There will be no clear guide post to reconstruction. The governments that claimed to be revolutionary will have failed as much as they insist that the older forms of government failed. "I do not believe that new appeals to hatred stand the slightest chance. . . . There is disillusionment even with hatred. . . . We were taught to hate autocracy and militarism; and the hatred proved sterile ... in the name of social reform, we were asked to indulge class hatred . . . underneath the whole tangle of forces which has produced the present disaster, there is beginning to be a complete rejection of the whole thesis of hatred."

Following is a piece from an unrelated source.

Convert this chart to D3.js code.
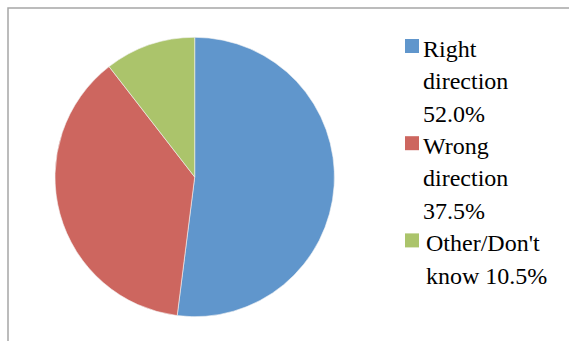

U. S. contribution has been to try to free choked channels of trade, "keep the lines of peace open," prepare for post-war dislocation. U. S. strength: the "tremendous picture of the possibilities of peaceful life" that the U. S. offers. U. S. weakness : that U. S. economy, if not readjusted internationally, will no longer mesh with war-created economics overseas. The answer: "To you all things are possible; all questions have answers; all wrongs can be righted; all hopes can be fulfilled." Specific Berle prods to youthful imaginations: international health units working together in devastated areas; international transport pools moving goods where they are needed; bankers pooling resources to make goods available; perhaps the free distribution of some of the U. S. gold hoard to re-establish international currency.
Because Assistant Secretary Berle's speech passed almost unnoticed when it was made, because he has been as frequent a White House visitor as any, and because last week's diplomatic news moved along the lines of his statement, dopesters in Washington last week were paying premiums for dog-eared, mimeographed copies.